Todas las plataformas incluyen ya antes de cada capítulo de una serie una retahíla desmesurada de advertencias: contenido violento, desnudo, suicidio, lenguaje soez, consumo de drogas, sexo explícito, discriminación racial, desorden alimenticio… Hace décadas se solucionaba con dos simples rombos. Hoy, los espectadores debemos de ser más ignorantes cuando nos tienen que proteger así de tanto mal que nos acecha. No ocurre solo con series o películas. Recordaba la semana pasada Antonio Muñoz Molina que en el mundo anglosajón era habitual colocar bajo el título de las novelas un aviso: A novel, Roman. Se intentaba así que el lector tuviera claro que lo que iba a leer era una trama novelesca. Afortunadamente hoy en el mundo del libro hemos superado ese paternalismo. Estos días se ha vuelto a hablar y a discutir sobre las novelas de no ficción, a propósito de la publicación de lo que ya se está convirtiendo en uno de los libros del año. Me refiero a El hijo del chófer, de Jordi Amat. El autor cuenta, a modo de novela pero sin un dato inventado, la turbulenta historia del periodista Alfons Quintà y, de paso, la del proceso que llevó a Cataluña de la acomodaticia convivencia con el franquismo hasta el delirio independentista. La editorial Tusquets ha incluido el libro -que en otro tiempo habríamos considerado ensayo, documento o testimonio- en la colección Andanzas, junto a ficciones de Almudena Grandes, Luis Landero o Leonardo Padura.
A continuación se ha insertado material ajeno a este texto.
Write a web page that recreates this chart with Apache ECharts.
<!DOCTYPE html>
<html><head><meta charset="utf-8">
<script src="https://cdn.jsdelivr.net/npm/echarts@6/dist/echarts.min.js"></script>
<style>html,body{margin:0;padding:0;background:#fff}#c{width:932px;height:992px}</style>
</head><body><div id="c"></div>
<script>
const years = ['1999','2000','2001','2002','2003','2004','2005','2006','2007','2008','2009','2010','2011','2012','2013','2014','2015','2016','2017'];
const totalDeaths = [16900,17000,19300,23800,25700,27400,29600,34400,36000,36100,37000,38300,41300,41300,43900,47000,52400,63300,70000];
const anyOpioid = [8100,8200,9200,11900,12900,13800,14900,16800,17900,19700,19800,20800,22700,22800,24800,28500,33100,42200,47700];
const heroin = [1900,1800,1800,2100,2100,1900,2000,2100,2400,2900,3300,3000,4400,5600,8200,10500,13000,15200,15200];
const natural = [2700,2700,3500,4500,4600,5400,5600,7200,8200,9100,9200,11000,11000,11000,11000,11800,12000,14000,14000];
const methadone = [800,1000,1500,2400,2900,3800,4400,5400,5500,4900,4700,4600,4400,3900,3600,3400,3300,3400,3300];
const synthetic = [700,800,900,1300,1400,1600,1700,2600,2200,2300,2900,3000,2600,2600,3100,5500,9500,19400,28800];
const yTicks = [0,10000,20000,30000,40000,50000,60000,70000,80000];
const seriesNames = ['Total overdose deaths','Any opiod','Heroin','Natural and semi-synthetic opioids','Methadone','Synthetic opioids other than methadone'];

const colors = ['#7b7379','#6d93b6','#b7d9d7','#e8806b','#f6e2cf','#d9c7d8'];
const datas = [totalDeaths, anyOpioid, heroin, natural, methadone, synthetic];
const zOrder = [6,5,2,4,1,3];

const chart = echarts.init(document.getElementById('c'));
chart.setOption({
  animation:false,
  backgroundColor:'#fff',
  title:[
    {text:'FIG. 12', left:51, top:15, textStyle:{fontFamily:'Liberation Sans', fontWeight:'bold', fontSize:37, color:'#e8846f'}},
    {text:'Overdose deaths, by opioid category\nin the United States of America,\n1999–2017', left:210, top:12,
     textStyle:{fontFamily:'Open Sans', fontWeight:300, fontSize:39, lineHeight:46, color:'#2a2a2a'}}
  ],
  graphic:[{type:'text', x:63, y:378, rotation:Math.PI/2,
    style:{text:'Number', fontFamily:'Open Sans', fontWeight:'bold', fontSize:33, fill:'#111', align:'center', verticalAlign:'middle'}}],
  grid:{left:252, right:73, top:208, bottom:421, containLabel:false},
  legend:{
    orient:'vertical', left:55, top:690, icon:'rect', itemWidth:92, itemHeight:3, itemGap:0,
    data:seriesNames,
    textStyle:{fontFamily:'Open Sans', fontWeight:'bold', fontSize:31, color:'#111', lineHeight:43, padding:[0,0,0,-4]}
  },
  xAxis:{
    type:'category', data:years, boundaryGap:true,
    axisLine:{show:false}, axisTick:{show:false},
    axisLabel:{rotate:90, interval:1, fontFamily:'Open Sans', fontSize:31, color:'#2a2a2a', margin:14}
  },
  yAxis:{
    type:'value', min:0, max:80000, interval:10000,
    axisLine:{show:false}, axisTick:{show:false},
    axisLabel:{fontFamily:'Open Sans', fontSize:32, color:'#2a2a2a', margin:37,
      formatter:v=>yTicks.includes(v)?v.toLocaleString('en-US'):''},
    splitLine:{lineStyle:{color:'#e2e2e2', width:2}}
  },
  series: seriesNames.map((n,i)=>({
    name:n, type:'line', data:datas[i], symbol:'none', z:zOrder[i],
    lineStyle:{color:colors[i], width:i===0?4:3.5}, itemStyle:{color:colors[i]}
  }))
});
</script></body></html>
Esa confusión de géneros no es más que un reflejo de un mundo en el que las cosas están poco claras. En el que la frontera entre verdad y mentira es cada vez más difusa. En el que que decir la verdad tiene graves consecuencias y mentir sale gratis. No hay más que comparar lo que algunos políticos dijeron ayer con lo que dicen hoy. O comprobar cómo los usuarios de Twitter, Facebook o Whatsapp comparten mensajes, aun sabiendo que son mentira, por el mero hecho de fortalecer sus convicciones o de dañar al contrario. Hace casi cuatro siglos, Calderón ya se había percatado de que “tienen de su parte mucho poder las mentiras cuando parecen verdades”. Y hace solo unas décadas Goebbels decía que “más vale una mentira que no pueda ser desmentida que una verdad inverosímil”. En suma, que jugar a la verdad y a la mentira, cuando se convierten en armas, es peligroso porque, como es sabido, quien carga las armas es el mismísimo diablo.